I guess I'm much happier placing the complex effects in the human minds and communities that perceive these patterns in arbitrary data. Of course, I don't know what the answer is, but to maim the old quote: "Never attribute to interplanetary forces what can be adequately explained by apophenia."

More Atoms, More adams.

Date: 2005-04-02 02:27 am (UTC)
From: [identity profile] boobirdsfly.livejournal.com
It seems to me that we all agree that it's whatever illusions we like to believe in and whatever truth we create for ourselves to keep us going.
Bowling is indeed as good a choice as any...
But I am now going Dada on everyone because any excuse i can get , I'll take. Anywho, it's all a big social construct. Even science...
I , also am a firm believer of the brain and the rational things balanced with the heart, soul and mystical.

Re: aieeeee!

Date: 2005-04-02 02:22 am (UTC)
From: [identity profile] boobirdsfly.livejournal.com
Troch. Notice that [livejournal.com profile] writeanya used the exact same argument as me in your kitchen ( well i was in your kitchen, she was here online) ... about mentruation and the planets and how we find that acceptable. :)

Re: aieeeee!

Date: 2005-04-02 02:35 am (UTC)
From: [identity profile] trochee.livejournal.com
yup, and I buy the argument for the Moon and the Sun.

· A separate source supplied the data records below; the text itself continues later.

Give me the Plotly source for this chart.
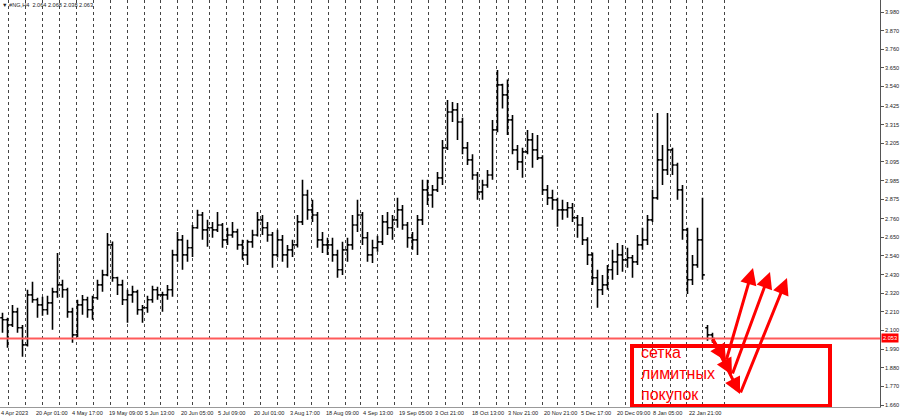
import plotly.graph_objects as go

# ---------------- data (H4 bars aggregated) ----------------
opens = [2.175, 2.163, 2.133, 2.210, 2.116, 2.015, 2.310, 2.281, 2.251, 2.222,
         2.263, 2.328, 2.369, 2.340, 2.210, 2.074, 2.251, 2.281, 2.222, 2.293,
         2.369, 2.428, 2.605, 2.411, 2.369, 2.281, 2.310, 2.328, 2.222, 2.234,
         2.281, 2.340, 2.310, 2.310, 2.340, 2.546, 2.635, 2.546, 2.588, 2.706,
         2.782, 2.694, 2.706, 2.694, 2.723, 2.635, 2.664, 2.682, 2.605, 2.546,
         2.623, 2.664, 2.753, 2.706, 2.664, 2.546, 2.635, 2.546, 2.576, 2.605,
         2.741, 2.900, 2.812, 2.782, 2.635, 2.605, 2.605, 2.546, 2.458, 2.576,
         2.605, 2.723, 2.782, 2.647, 2.546, 2.588, 2.623, 2.741, 2.706, 2.753,
         2.812, 2.723, 2.647, 2.635, 2.753, 2.930, 2.900, 2.930, 3.001, 3.178,
         3.390, 3.402, 3.331, 3.178, 3.107, 3.018, 2.918, 2.959, 3.018, 3.284,
         3.550, 3.491, 3.343, 3.166, 3.095, 3.154, 3.225, 3.166, 3.119, 2.930,
         2.883, 2.871, 2.812, 2.812, 2.824, 2.765, 2.723, 2.635, 2.546, 2.411,
         2.340, 2.369, 2.458, 2.505, 2.546, 2.517, 2.529, 2.505, 2.605, 2.635,
         2.753, 2.883, 3.107, 3.048, 3.166, 3.077, 2.930, 2.694, 2.399, 2.487,
         2.635, 2.116, 2.074]
highs = [2.204, 2.175, 2.251, 2.234, 2.133, 2.340, 2.387, 2.293, 2.299, 2.305,
         2.352, 2.558, 2.399, 2.352, 2.234, 2.281, 2.310, 2.299, 2.305, 2.399,
         2.458, 2.676, 2.625, 2.417, 2.399, 2.340, 2.364, 2.340, 2.251, 2.305,
         2.364, 2.358, 2.328, 2.369, 2.576, 2.682, 2.664, 2.635, 2.723, 2.812,
         2.800, 2.753, 2.741, 2.800, 2.735, 2.706, 2.741, 2.700, 2.635, 2.635,
         2.694, 2.800, 2.782, 2.741, 2.682, 2.694, 2.664, 2.605, 2.635, 2.782,
         2.989, 2.930, 2.871, 2.800, 2.682, 2.647, 2.647, 2.576, 2.623, 2.647,
         2.782, 2.871, 2.800, 2.682, 2.635, 2.659, 2.782, 2.800, 2.782, 2.883,
         2.841, 2.741, 2.682, 2.782, 2.989, 2.989, 2.959, 3.036, 3.225, 3.461,
         3.449, 3.443, 3.355, 3.213, 3.140, 3.036, 2.989, 3.048, 3.343, 3.638,
         3.557, 3.581, 3.372, 3.195, 3.178, 3.284, 3.266, 3.254, 3.135, 2.959,
         2.930, 2.883, 2.871, 2.859, 2.853, 2.782, 2.770, 2.650, 2.560, 2.458,
         2.428, 2.487, 2.576, 2.617, 2.605, 2.588, 2.546, 2.664, 2.706, 2.782,
         2.930, 3.384, 3.195, 3.384, 3.178, 3.090, 2.959, 2.706, 2.546, 2.706,
         2.883, 2.133, 2.086]
lows = [2.086, 1.998, 2.120, 2.086, 1.945, 2.005, 2.263, 2.175, 2.187, 2.193,
        2.104, 2.293, 2.293, 2.175, 2.027, 2.060, 2.193, 2.175, 2.163, 2.281,
        2.328, 2.420, 2.387, 2.310, 2.251, 2.145, 2.263, 2.193, 2.145, 2.204,
        2.263, 2.281, 2.210, 2.281, 2.299, 2.505, 2.458, 2.505, 2.534, 2.700,
        2.635, 2.594, 2.647, 2.682, 2.588, 2.605, 2.647, 2.576, 2.517, 2.487,
        2.588, 2.655, 2.664, 2.623, 2.470, 2.530, 2.505, 2.470, 2.534, 2.590,
        2.723, 2.753, 2.741, 2.588, 2.558, 2.546, 2.505, 2.411, 2.428, 2.505,
        2.576, 2.682, 2.605, 2.505, 2.499, 2.564, 2.605, 2.664, 2.635, 2.706,
        2.694, 2.588, 2.576, 2.546, 2.723, 2.841, 2.824, 2.918, 2.959, 3.166,
        3.331, 3.225, 3.140, 3.077, 2.989, 2.871, 2.871, 2.942, 2.989, 3.270,
        3.410, 3.254, 3.140, 3.048, 3.001, 3.140, 3.060, 3.107, 2.900, 2.841,
        2.812, 2.712, 2.753, 2.765, 2.741, 2.647, 2.605, 2.487, 2.369, 2.234,
        2.310, 2.340, 2.399, 2.428, 2.446, 2.470, 2.411, 2.487, 2.576, 2.605,
        2.741, 2.871, 2.959, 3.018, 3.018, 2.871, 2.635, 2.316, 2.369, 2.470,
        2.399, 2.039, 2.027]
closes = [2.163, 2.133, 2.210, 2.116, 2.015, 2.310, 2.281, 2.251, 2.222, 2.263,
          2.328, 2.369, 2.340, 2.210, 2.074, 2.251, 2.281, 2.222, 2.293, 2.369,
          2.428, 2.605, 2.411, 2.369, 2.281, 2.310, 2.328, 2.222, 2.234, 2.281,
          2.340, 2.310, 2.310, 2.340, 2.546, 2.635, 2.546, 2.588, 2.706, 2.782,
          2.694, 2.706, 2.694, 2.723, 2.635, 2.664, 2.682, 2.605, 2.546, 2.623,
          2.664, 2.753, 2.706, 2.664, 2.546, 2.635, 2.546, 2.576, 2.605, 2.741,
          2.900, 2.812, 2.782, 2.635, 2.605, 2.605, 2.546, 2.458, 2.576, 2.605,
          2.723, 2.782, 2.647, 2.546, 2.588, 2.623, 2.741, 2.706, 2.753, 2.812,
          2.723, 2.647, 2.635, 2.753, 2.930, 2.900, 2.930, 3.001, 3.178, 3.390,
          3.402, 3.331, 3.178, 3.107, 3.018, 2.918, 2.959, 3.018, 3.284, 3.550,
          3.491, 3.343, 3.166, 3.095, 3.154, 3.225, 3.166, 3.119, 2.930, 2.883,
          2.871, 2.812, 2.812, 2.824, 2.765, 2.723, 2.635, 2.546, 2.411, 2.340,
          2.369, 2.458, 2.505, 2.546, 2.517, 2.529, 2.505, 2.605, 2.635, 2.753,
          2.883, 3.107, 3.048, 3.166, 3.077, 2.930, 2.694, 2.399, 2.487, 2.635,
          2.428, 2.074, 2.053]

price_ticks = [3.980, 3.870, 3.760, 3.650, 3.540, 3.425, 3.315, 3.205, 3.095,
               2.985, 2.875, 2.760, 2.650, 2.540, 2.430, 2.320, 2.210, 2.100,
               1.990, 1.880, 1.770, 1.660]
date_labels = ["4 Apr 2023", "20 Apr 01:00", "4 May 17:00", "19 May 09:00",
               "5 Jun 13:00", "20 Jun 05:00", "5 Jul 09:00", "20 Jul 01:00",
               "3 Aug 17:00", "18 Aug 09:00", "4 Sep 13:00", "19 Sep 05:00",
               "3 Oct 21:00", "18 Oct 13:00", "3 Nov 21:00", "20 Nov 21:00",
               "5 Dec 17:00", "20 Dec 09:00", "8 Jan 05:00", "22 Jan 21:00"]
level_price = 2.053
header = "▼ #NG,H4  2.064 2.068 2.038 2.063"
note_lines = ["сетка", "лимитных", "покупок"]

# ---------------- layout geometry ----------------
W, H = 900, 419
PLOT_W, PLOT_H = 880, 407
BAR_PX = 5.0
XMIN = -0.5
XMAX = XMIN + PLOT_W / BAR_PX
PX_PER_UNIT = 393 / (3.980 - 1.660)
YMAX = 3.980 + 12 / PX_PER_UNIT
YMIN = YMAX - PLOT_H / PX_PER_UNIT


def gx(px):
    return XMIN + px / BAR_PX


def gy(py):
    return YMAX - py / PX_PER_UNIT


idx = list(range(len(closes)))

grid_px = [8.3, 25, 42.3, 59.3, 76.7, 93.3, 110, 127.3, 144, 160.7, 177.7,
           192.3, 209.3, 226, 243.3, 260.3, 277.3, 294.3, 311.3, 328.3, 345.3,
           360, 377.3, 394.3, 411.3, 428.3, 445.3, 462.3, 479.3, 496.3, 508.3,
           525.7, 542.3, 557.7, 574.3, 591.7, 608.3, 625.7, 642.3, 652.3, 670,
           686.7, 702.7, 724]
label_px = [-1.3 + 36.3 * j for j in range(len(date_labels))]
label_px[0] = 0

fig = go.Figure()
fig.add_trace(go.Ohlc(
    x=idx, open=opens, high=highs, low=lows, close=closes,
    increasing=dict(line=dict(color="black", width=1.6)),
    decreasing=dict(line=dict(color="black", width=1.6)),
    tickwidth=0.45, hoverinfo="skip", showlegend=False))

shapes = [
    dict(type="line", xref="paper", yref="y", x0=0, x1=1, y0=level_price,
         y1=level_price, line=dict(color="#ff5a5a", width=2)),
    dict(type="rect", xref="x", yref="y", x0=gx(632), x1=gx(830),
         y0=gy(406), y1=gy(346), line=dict(color="#ff0000", width=4)),
]

FONT = "Liberation Sans, Arial, sans-serif"
small = dict(family=FONT, size=5.6, color="#222")
annotations = []
for lab, px in zip(date_labels, label_px):
    annotations.append(dict(x=gx(px), y=0, xref="x", yref="paper", text=lab,
                            showarrow=False, xanchor="left", yanchor="top",
                            yshift=-1, xshift=-1, font=small))
annotations.append(dict(x=0, y=1, xref="paper", yref="paper", text=header,
                        showarrow=False, xanchor="left", yanchor="top",
                        xshift=0, yshift=0, font=small))
annotations.append(dict(x=1, y=level_price, xref="paper", yref="y",
                        text=f"{level_price:.3f}", showarrow=False,
                        xanchor="left", yanchor="middle", bgcolor="#ff0000",
                        borderpad=1, xshift=1,
                        font=dict(family=FONT, size=5.6, color="white")))
annotations.append(dict(x=gx(639), y=gy(373), xref="x", yref="y",
                        text="<br>".join(note_lines), showarrow=False,
                        xanchor="left", yanchor="middle", align="left",
                        font=dict(family=FONT, size=16, color="#ff0000")))

start = (712, 338)
downs = [(726, 361), (732, 375), (740, 394)]
ups = [(753, 268), (770, 272), (787, 278)]
for d, u in zip(downs, ups):
    annotations.append(dict(x=gx(d[0]), y=gy(d[1]), ax=gx(start[0]),
                            ay=gy(start[1]), xref="x", yref="y", axref="x",
                            ayref="y", text="", showarrow=True, arrowhead=2,
                            arrowsize=1.1, arrowwidth=3, arrowcolor="#ff0000"))
    annotations.append(dict(x=gx(u[0]), y=gy(u[1]), ax=gx(d[0]),
                            ay=gy(d[1]), xref="x", yref="y", axref="x",
                            ayref="y", text="", showarrow=True, arrowhead=2,
                            arrowsize=1.1, arrowwidth=3, arrowcolor="#ff0000"))

fig.update_layout(
    width=W, height=H, margin=dict(l=0, r=W - PLOT_W, t=0, b=H - PLOT_H,
                                   pad=0),
    paper_bgcolor="white", plot_bgcolor="white", showlegend=False,
    shapes=shapes, annotations=annotations,
    xaxis=dict(range=[XMIN, XMAX], tickvals=[gx(p) for p in grid_px],
               showticklabels=False, ticks="", showgrid=True,
               gridcolor="#444", griddash="dot", gridwidth=1,
               showline=True, linecolor="#999", linewidth=1, zeroline=False,
               rangeslider=dict(visible=False), fixedrange=True,
               automargin=False),
    yaxis=dict(range=[YMIN, YMAX], side="right", tickvals=price_ticks,
               ticktext=[f"{v:.3f}" for v in price_ticks], showgrid=False,
               ticks="outside", ticklen=3, tickcolor="#555",
               showline=True, linecolor="#555", linewidth=1, zeroline=False,
               tickfont=small, fixedrange=True, automargin=False),
)

fig.write_html("out.html", config=dict(displayModeBar=False),
               post_script="document.body.style.margin='0';"
                           "document.body.style.overflow='hidden';")
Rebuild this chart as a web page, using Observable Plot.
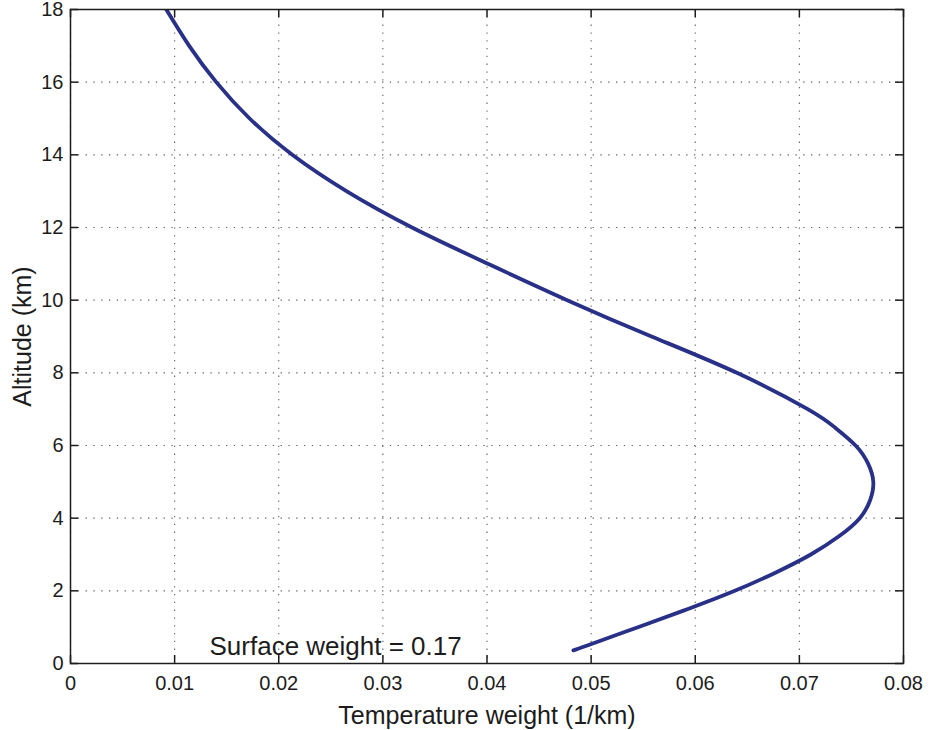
<!DOCTYPE html>
<html>
<head>
<meta charset="utf-8">
<script src="https://cdn.jsdelivr.net/npm/d3@7"></script>
<script src="https://cdn.jsdelivr.net/npm/@observablehq/plot@0.6"></script>
<style>
  html, body { margin: 0; padding: 0; background: #fff; }
  #chart { width: 930px; height: 730px; }
</style>
</head>
<body>
<div id="chart"></div>
<script>
// ---- data ----
const altitude = [18, 17, 16, 15, 14, 13, 12, 11, 10, 9, 8, 7, 6.5, 6, 5.5, 5, 4.5, 4, 3.5, 3, 2.5, 2, 1.5, 1, 0.5, 0.36];
const weight   = [0.0092, 0.0114, 0.0140, 0.0172, 0.0213, 0.0265, 0.0328, 0.0401, 0.0477, 0.0558, 0.0640, 0.0708, 0.0734, 0.0754, 0.0766, 0.0771, 0.0768, 0.0758, 0.0738, 0.0711, 0.0677, 0.0638, 0.0593, 0.0545, 0.0497, 0.0483];
const xTicks = [0, 0.01, 0.02, 0.03, 0.04, 0.05, 0.06, 0.07, 0.08];
const xTickLabels = ["0", "0.01", "0.02", "0.03", "0.04", "0.05", "0.06", "0.07", "0.08"];
const yTicks = [0, 2, 4, 6, 8, 10, 12, 14, 16, 18];
const annotationText = ["Surface weight = 0.17"];
const annotationX = [0.01335];
const annotationY = [0.47];

// ---- build ----
const curve = altitude.map((a, i) => ({alt: a, w: weight[i]}));
const annot = annotationText.map((t, i) => ({t, x: annotationX[i], y: annotationY[i]}));

const W = 930, H = 730;
const mL = 70, mR = 27, mT = 9, mB = 67;
const plotW = W - mL - mR, plotH = H - mT - mB;
const tickLen = 8;
const ink = "#1c1c1c";

const chart = Plot.plot({
  width: W,
  height: H,
  marginLeft: mL,
  marginRight: mR,
  marginTop: mT,
  marginBottom: mB,
  style: {fontFamily: "'Liberation Sans', Arial, Helvetica, sans-serif", fontSize: "20px", color: ink, background: "#fff", overflow: "visible"},
  x: {domain: [0, 0.08]},
  y: {domain: [0, 18]},
  marks: [
    Plot.gridX(xTicks, {stroke: "#444", strokeOpacity: 0.85, strokeWidth: 1.1, strokeDasharray: "1.3,6.5"}),
    Plot.gridY(yTicks, {stroke: "#444", strokeOpacity: 0.85, strokeWidth: 1.1, strokeDasharray: "1.3,6.5"}),
    // inward ticks (MATLAB style)
    Plot.tickX(xTicks, {x: d => d, insetTop: plotH - tickLen, stroke: ink, strokeWidth: 1.5}),
    Plot.tickX(xTicks, {x: d => d, insetBottom: plotH - tickLen, stroke: ink, strokeWidth: 1.5}),
    Plot.tickY(yTicks, {y: d => d, insetRight: plotW - tickLen, stroke: ink, strokeWidth: 1.5}),
    Plot.tickY(yTicks, {y: d => d, insetLeft: plotW - tickLen, stroke: ink, strokeWidth: 1.5}),
    Plot.axisX({
      ticks: xTicks, tickSize: 0, tickPadding: 12, fontSize: 20,
      tickFormat: d => xTickLabels[xTicks.indexOf(d)] ?? String(d),
      label: "Temperature weight (1/km)", labelAnchor: "center", labelArrow: "none", labelOffset: 60
    }),
    Plot.axisY({
      ticks: yTicks, tickSize: 0, tickPadding: 7, fontSize: 20,
      label: "Altitude (km)", labelAnchor: "center", labelArrow: "none", labelOffset: 57
    }),
    Plot.line(curve, {x: "w", y: "alt", curve: "natural", stroke: "#283087", strokeWidth: 3.8, clip: true}),
    Plot.text(annot, {x: "x", y: "y", text: "t", textAnchor: "start", fontSize: 26, fill: ink}),
    Plot.frame({stroke: ink, strokeWidth: 1.5})
  ]
});
// enforce font sizes
chart.querySelectorAll("g[aria-label='x-axis tick label'] text, g[aria-label='y-axis tick label'] text")
  .forEach(t => { t.style.fontSize = "20px"; });
chart.querySelectorAll("g[aria-label='x-axis label'] text, g[aria-label='y-axis label'] text")
  .forEach(t => { t.style.fontSize = "25px"; });
document.getElementById("chart").appendChild(chart);
</script>
</body>
</html>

But I remain skeptical about Mercury. It's very small, and it's very far away compared to the Moon (which is a similar size but much farther away: ~384 000 km for the moon, but roughly 57 000 000 km for Mercury, if I did the math right). 150 times farther away.

Then again, if someone came up with a mechanism, I'm willing to consider it. But "never attribute to astrology what can be accounted for by apophenia". [I'll refine that down to a quip sooner or later...]


Re: aieeeee!

Date: 2005-04-02 10:48 pm (UTC)
From: [identity profile] exterra.livejournal.com
hee, I love that quote.

"never attribute to astrology what can be accounted for by apophenia"

waxing philosophical

Date: 2005-04-02 11:08 pm (UTC)
From: [identity profile] exterra.livejournal.com
and on a tangent about planets affecting us humans -- we don't question the fact that tides and menstruation and our seasons being affected by two other, close planets -- sun and moon. that is scientific and, well, accepted as Real.

Okay, I think I am missing out on something... it is scientific & well-accepted as real that menstruation is affected by 2 close astronomical bodies (sun & moon)? I wasn't aware of that. I mean the average woman's cycle is supposedly similar in length as a moon cycle, but I'm not convinced that this is not coincidental (especially as a woman with incredibly irregular cycles). I'm curious to hear/read more about theories that accept this as "scientific" fact.

Re: waxing philosophical

Date: 2005-04-03 04:00 am (UTC)
From: [identity profile] trochee.livejournal.com
I dunno about menstruation, but tides are very well-understood and are all about the Moon and the Sun.

Re: waxing philosophical

Date: 2005-04-03 05:41 am (UTC)
From: [identity profile] exterra.livejournal.com
Well yeah... I'm not about to dispute tides & the moon :).